Aksi pencurian kayu secara liar yang berlangsung sejak lama di Indonesia tidak
saja merugikan negara secara ekonomi dan memiskinkan rakyat sekitar hutan,
tetapi juga kerugian secara ekologis yang tidak dapat dihitung secara finansial,
yaitu hilangnya beberapa jenis/spesies keanekaragaman hayati.Peraturan
perundang-undangan yang ada masih bersifat sektoral, itupun belum menyentuh
kegiatan illegal tersebut, sehingga tidak menimbulkan efek jera bagi pelakunya.
Permasalahan yang diangkat dalam skripsi ini adalah apakah bentuk kewenangan
Penyidik Pegawai Negeri Sipil (PPNS) dalam melakukan penyidikan tindak
pidana pencurian kayu koordinasi dengan Penyidik Polri, dan apa syarat
penyerahan Berita Acara Penyidikan (BAP) Penyidik Pegawai Negeri Sipil
(PPNS) kepada Penuntut Umum.
Tujuan penelitian untuk mengetahui bentuk maksud dari permasalahan
yang hendak dibahas. Penulisan skripsi ini menggunakan metode penelitian
yuridis normatif yang meliputi pendekatan masalah pendekatan perundangundangan
(statute approach) dan pendekatan konseptual (conceptual approach),
bahan hukum yang terdiri dari bahan hukum primer dan sekunder. Dalam skripsi
ini, dapat penulis beri kesimpulan : 1. Bentuk kewenangan PPNS dalam melakukan penyidikan didasarkan pada
Pasal 77 ayat (2) UU No.41 th 1999 yakni : melakukan pemeriksaan atas
kebenaran laporan atau keterangan, melakukan pemeriksaan terhadap orang
yang diduga melakukan tindak pidana, memeriksa tanda pengenal seseorang,
melakukan penggeledahan dan penyitaan barang bukti, meminta keterangan
dan barang bukti, menangkap dan menahan dalam koordinasi dengan penyidik
Polri, membuat dan menandatangani berita acara dan menghentikan
penyidikan apabila tidak terdapat cukup bukti. Dan semua kewenangan
penyidikan PPNS harus berkoordinasi dengan Penyidik Polri sesuai ketentuan
Pasal 39 dan Pasal 40 Peraturan Pemerintah No. 45 th 2004.

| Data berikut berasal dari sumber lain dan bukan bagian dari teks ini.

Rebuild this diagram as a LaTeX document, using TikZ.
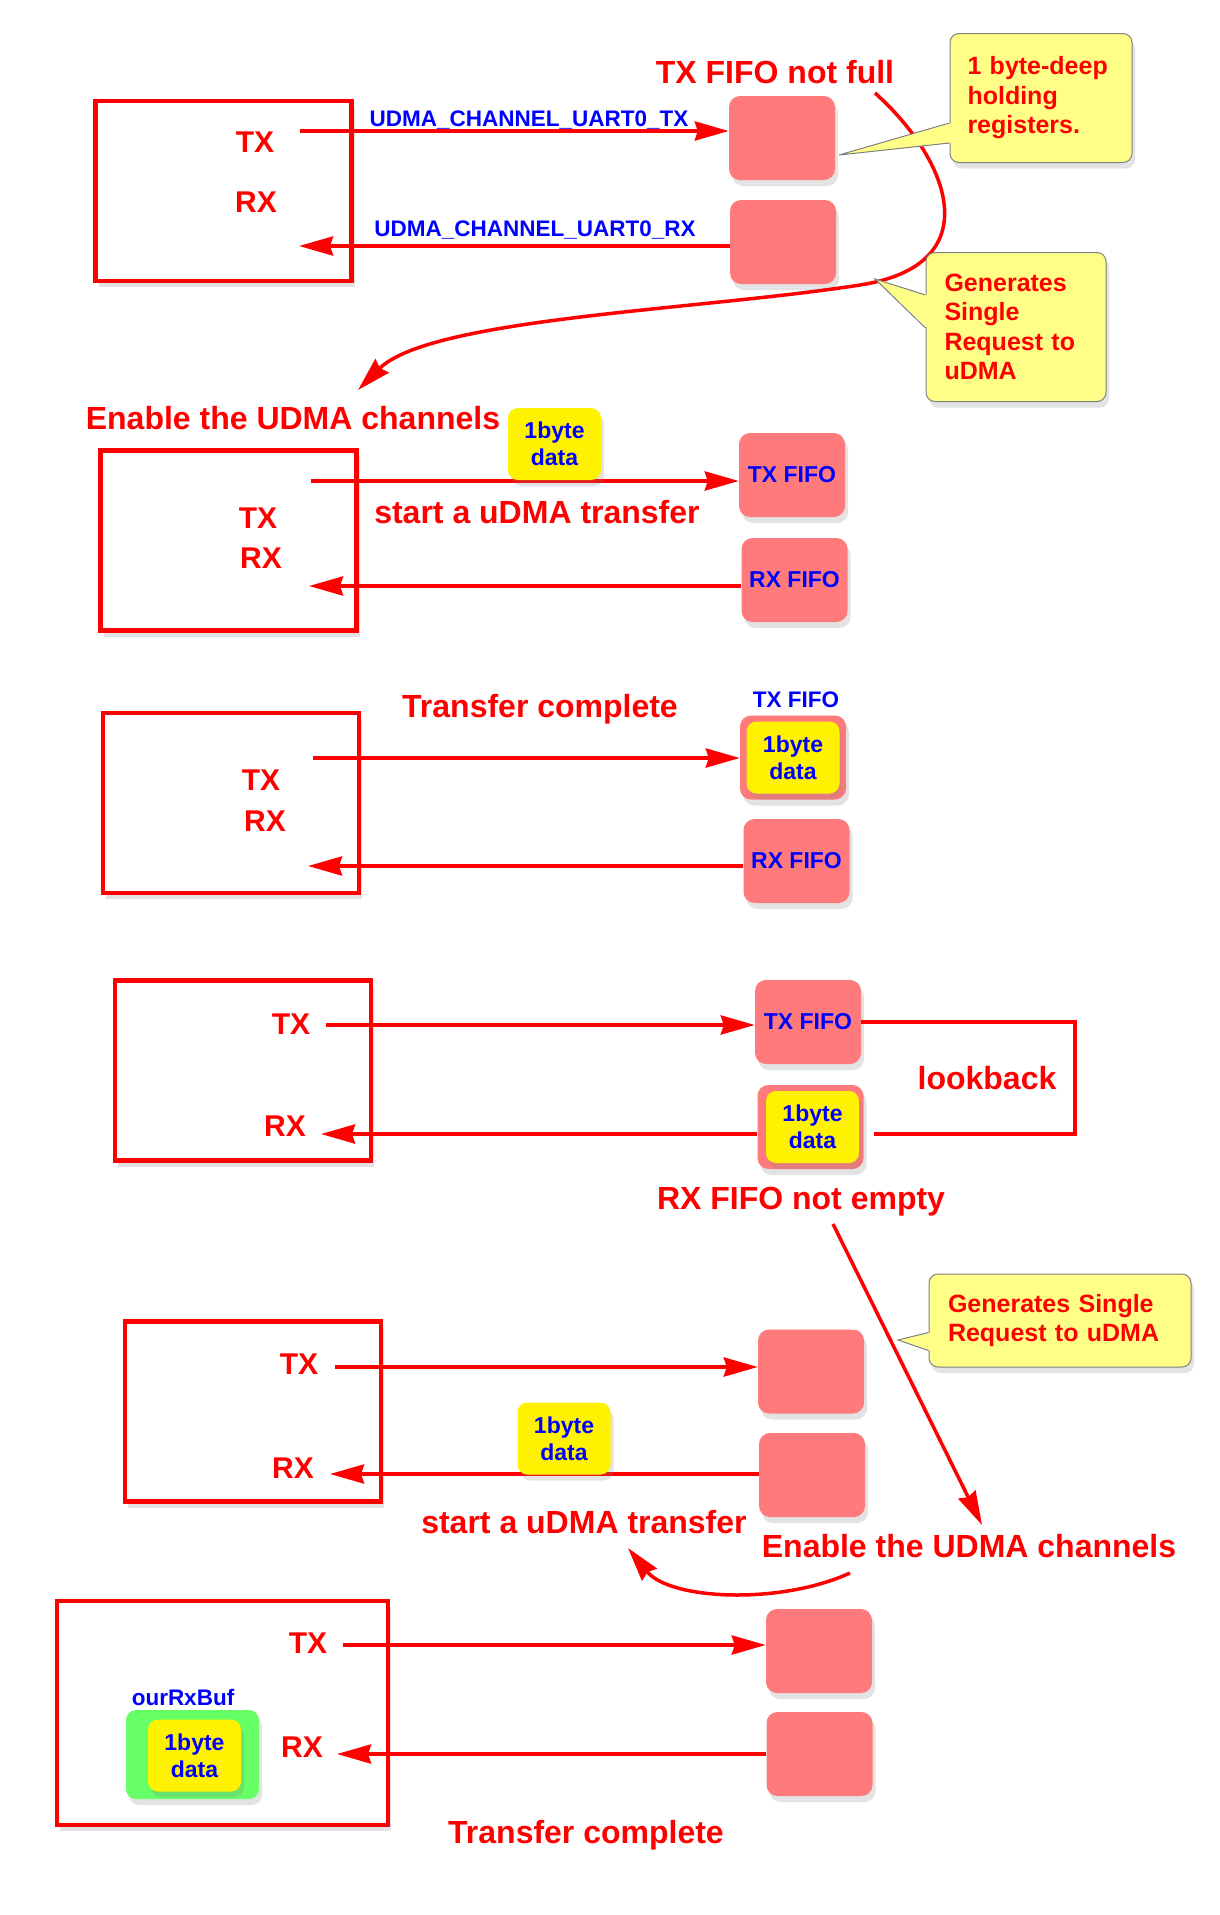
\documentclass[tikz,border=0pt]{standalone}
\usepackage{fontspec}
\setmainfont{Liberation Sans}
\usetikzlibrary{arrows.meta,shadows,positioning,calc}

\definecolor{fifopink}{RGB}{255,123,123}
\definecolor{notefill}{RGB}{255,255,136}
\definecolor{bufgreen}{RGB}{102,255,102}

\begin{document}
\begin{tikzpicture}[x=1pt,y=-1pt,>={Stealth[length=34pt,width=19pt,inset=3pt]}]
  \tikzstyle{soft}=[drop shadow={opacity=0.22,shadow xshift=3pt,shadow yshift=-6pt}]
  \tikzstyle{dev}=[rectangle,draw=red,line width=4.5pt,fill=white,minimum width=256pt,minimum height=180pt,soft]
  \tikzstyle{fifo}=[rectangle,rounded corners=11pt,fill=fifopink,minimum width=106pt,minimum height=84pt,text=blue,font=\fontsize{23}{27}\selectfont\bfseries,soft]
  \tikzstyle{byte}=[rectangle,rounded corners=10pt,fill=yellow,minimum width=93pt,minimum height=72pt,text=blue,align=center,font=\fontsize{23}{27}\selectfont\bfseries,soft]
  \tikzstyle{port}=[text=red,font=\fontsize{30}{36}\selectfont\bfseries]
  \tikzstyle{note}=[text=red,font=\fontsize{32}{38}\selectfont\bfseries]
  \tikzstyle{chan}=[text=blue,font=\fontsize{22.5}{26}\selectfont\bfseries]
  \tikzstyle{balloon}=[rectangle,rounded corners=9pt,draw=gray,line width=1pt,fill=notefill,text=red,align=left,inner sep=4pt,font=\fontsize{25}{29.5}\selectfont\bfseries,soft]
  \tikzstyle{conn}=[draw=red,line width=3.8pt]
  \tikzstyle{curl}=[draw=red,line width=3.5pt]

  \fill[white] (0,0) rectangle (1219,1915);
  \useasboundingbox (0,0) rectangle (1219,1915);

  % 1: TX FIFO not full
  \node[dev] (dev1) at (223.5,191) {};
  \node[port] (tx1) at (255,142) {TX};
  \node[port] (rx1) at (256,202) {RX};
  \node[fifo] (txf1) at (782,138) {};
  \node[fifo] (rxf1) at (783,242) {};
  \coordinate (txs1) at (300,131);
  \coordinate (rxe1) at (299,246);
  \draw[conn,->] (txs1) -- (txs1 -| txf1.west);
  \draw[conn,->] (rxe1 -| rxf1.west) -- (rxe1);
  \node[chan] (chtx) at (529,120) {UDMA\_CHANNEL\_UART0\_TX};
  \node[chan] (chrx) at (535,230) {UDMA\_CHANNEL\_UART0\_RX};
  \node[note] (notfull) at (775,72) {TX FIFO not full};
  \coordinate (c1s) at (875,93);
  \coordinate (c1e) at (358,390);
  \draw[curl,->] (c1s) .. controls (950,160) and (990,265) .. (860,285)
    .. controls (700,310) and (430,318) .. (c1e);
  \node[balloon,minimum width=182pt,minimum height=129pt,text width=147pt] (hold) at (1041,98) {1 byte-deep\\holding\\registers.};
  \coordinate (holdtip) at (839,155);
  \fill[notefill] ($(hold.west)+(2,25)$) -- (holdtip) -- ($(hold.west)+(2,45)$) -- cycle;
  \draw[gray,line width=1pt] ($(hold.west)+(0,25)$) -- (holdtip) -- ($(hold.west)+(0,45)$);
  \node[balloon,minimum width=180pt,minimum height=149pt,text width=143pt] (gen1) at (1016,327) {Generates\\Single\\Request to\\uDMA};
  \coordinate (gentip1) at (875,279);
  \fill[notefill] ($(gen1.west)+(2,-32)$) -- (gentip1) -- ($(gen1.west)+(2,1)$) -- cycle;
  \draw[gray,line width=1pt] ($(gen1.west)+(0,-32)$) -- (gentip1) -- ($(gen1.west)+(0,1)$);

  % 2: enable the channels
  \node[note] (enable1) at (293,418) {Enable the UDMA channels};
  \node[dev] (dev2) at (228.5,540.5) {};
  \node[port] (tx2) at (258,518) {TX};
  \node[port] (rx2) at (261,558) {RX};
  \node[fifo] (txf2) at (792,475) {TX FIFO};
  \node[fifo] (rxf2) at (794.5,580) {RX FIFO};
  \coordinate (txs2) at (311,481);
  \coordinate (rxe2) at (309,586);
  \draw[conn,->] (txs2) -- (txs2 -| txf2.west);
  \draw[conn,->] (rxe2 -| rxf2.west) -- (rxe2);
  \node[byte] (data1) at (554.5,444) {1byte\\data};
  \node[note] (start1) at (537,512) {start a uDMA transfer};

  % 3: transfer complete
  \node[note] (done1) at (540,709) {Transfer complete};
  \node[dev] (dev3) at (231,803) {};
  \node[port] (tx3) at (261,780) {TX};
  \node[port] (rx3) at (265,821) {RX};
  \node[fifo] (txf3) at (793,757.5) {};
  \node[byte] (data2) at (txf3.center) {1byte\\data};
  \node[chan] (txn3) at (796,700) {TX FIFO};
  \node[fifo] (rxf3) at (796.5,861) {RX FIFO};
  \coordinate (txs3) at (313,758);
  \coordinate (rxe3) at (308,866);
  \draw[conn,->] (txs3) -- (txs3 -| txf3.west);
  \draw[conn,->] (rxe3 -| rxf3.west) -- (rxe3);

  % 4: lookback
  \node[dev] (dev4) at (243,1070.5) {};
  \node[port] (tx4) at (291,1024) {TX};
  \node[port] (rx4) at (285,1126) {RX};
  \node[fifo] (txf4) at (808,1022) {TX FIFO};
  \node[fifo] (rxf4) at (810.5,1127) {};
  \node[byte] (data3) at (812.5,1127) {1byte\\data};
  \coordinate (txs4) at (326,1025);
  \coordinate (rxe4) at (321,1134);
  \draw[conn,->] (txs4) -- (txs4 -| txf4.west);
  \draw[conn,->] (rxe4 -| rxf4.west) -- (rxe4);
  \draw[conn] (txf4.east) -- ++(214,0) |- ($(rxf4.east)+(10,7)$);
  \node[note] (lookbk) at (987,1078) {lookback};
  \node[note] (notempty) at (801,1202) {RX FIFO not empty};

  % 5: RX request
  \node[dev] (dev5) at (253,1411.5) {};
  \node[port] (tx5) at (299,1364) {TX};
  \node[port] (rx5) at (293,1468) {RX};
  \node[fifo] (txf5) at (811,1371.5) {};
  \node[fifo] (rxf5) at (812,1475) {};
  \coordinate (txs5) at (335,1367);
  \coordinate (rxe5) at (330,1474);
  \draw[conn,->] (txs5) -- (txs5 -| txf5.west);
  \draw[conn,->] (rxe5 -| rxf5.west) -- (rxe5);
  \node[byte] (data4) at (564,1438.5) {1byte\\data};
  \node[note] (start2) at (584,1522) {start a uDMA transfer};
  \node[note] (enable2) at (969,1546) {Enable the UDMA channels};
  \node[balloon,minimum width=262pt,minimum height=93pt,text width=224pt] (gen2) at (1060,1320.5) {Generates Single\\Request to uDMA};
  \coordinate (gentip2) at (898,1340);
  \fill[notefill] ($(gen2.west)+(2,12)$) -- (gentip2) -- ($(gen2.west)+(2,30)$) -- cycle;
  \draw[gray,line width=1pt] ($(gen2.west)+(0,12)$) -- (gentip2) -- ($(gen2.west)+(0,30)$);
  \coordinate (nes) at (833,1224);
  \coordinate (nee) at (982,1525);
  \draw[curl,->] (nes) -- (nee);
  \coordinate (c2s) at (850,1573);
  \coordinate (c2e) at (628,1548);
  \draw[curl,->] (c2s) .. controls (780,1605) and (670,1600) .. (c2e);

  % 6: data in ourRxBuf
  \node[dev,minimum width=331pt,minimum height=224pt] (dev6) at (222.5,1713) {};
  \node[port] (tx6) at (308,1643) {TX};
  \node[port] (rx6) at (302,1747) {RX};
  \node[fifo] (txf6) at (819,1651) {};
  \node[fifo] (rxf6) at (819.5,1754) {};
  \coordinate (txs6) at (343,1645);
  \coordinate (rxe6) at (337,1754);
  \draw[conn,->] (txs6) -- (txs6 -| txf6.west);
  \draw[conn,->] (rxe6 -| rxf6.west) -- (rxe6);
  \node[rectangle,rounded corners=10pt,fill=bufgreen,minimum width=133pt,minimum height=89pt,soft] (buf) at (192.5,1754.5) {};
  \node[byte] (data5) at (194.5,1755.5) {1byte\\data};
  \node[chan] (bufname) at (183,1697) {ourRxBuf};
  \node[note] (done2) at (586,1835) {Transfer complete};
\end{tikzpicture}
\end{document}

2. Syarat peyerahan Berita Acara Penyidikan dari PPNS kepada Penyidik Polri
harus memenuhi syarat formil dan materiil.
a. Syarat formil terdiri dari: adanya Berita Acara (Pasal 75 KUHAP), Syarat
kepangkatan dan kewenangan penyidik (Pasal 2 dan 3 Peraturan
Pemerintah Nomor 27 Tahun 1983), izin khusus dari Ketua Pengadilan
Negeri, adanya laporan, Identitas tersangka (Pasal 143 ayat (2) huruf a
KUHAP), adanya izin penyitaan (SEMA Nomor 11 Tahun 1983), adanya
barangbukti, Selama proses penyidikan berlangsung izin penyitaan tidak
dapat dicabut atau dibatalkan (SEMA No 4 Tahun 1985), Perubahan status
benda sitaan harus mendapat izin dari Ketua Pengadilan Negeri setempat
(Tambahan Pedoman Pelaksanaan KUHAP butir 2), Penjualan atau
pelelangan benda sitaan harus mendapat izin dari Ketua Pengadilan Negeri
setempat (Tambahan Pedoman Pelaksanaan KUHAP butir 7), foto copy
penyitaan surat sebagai barang bukti.
b. Syarat materiil terdiri dari : Adanya perbuatan melawan hukum, Adanya
kesalahan, Adanya dua alat bukti yang sah, Adanya alat bukti yang
menunjukkan tempus delicti, Adanya alat bukti yang menunjukkan Locus
delicti, Kejelasan tentang peran pelaku, Apabila dalam penelitian ternyata
tindak pidana itu termasuk tindak pidana khusus, bila berkas perkaranya
belum lengkap, berkas perkara tersebut tidak perlu dikembalikan.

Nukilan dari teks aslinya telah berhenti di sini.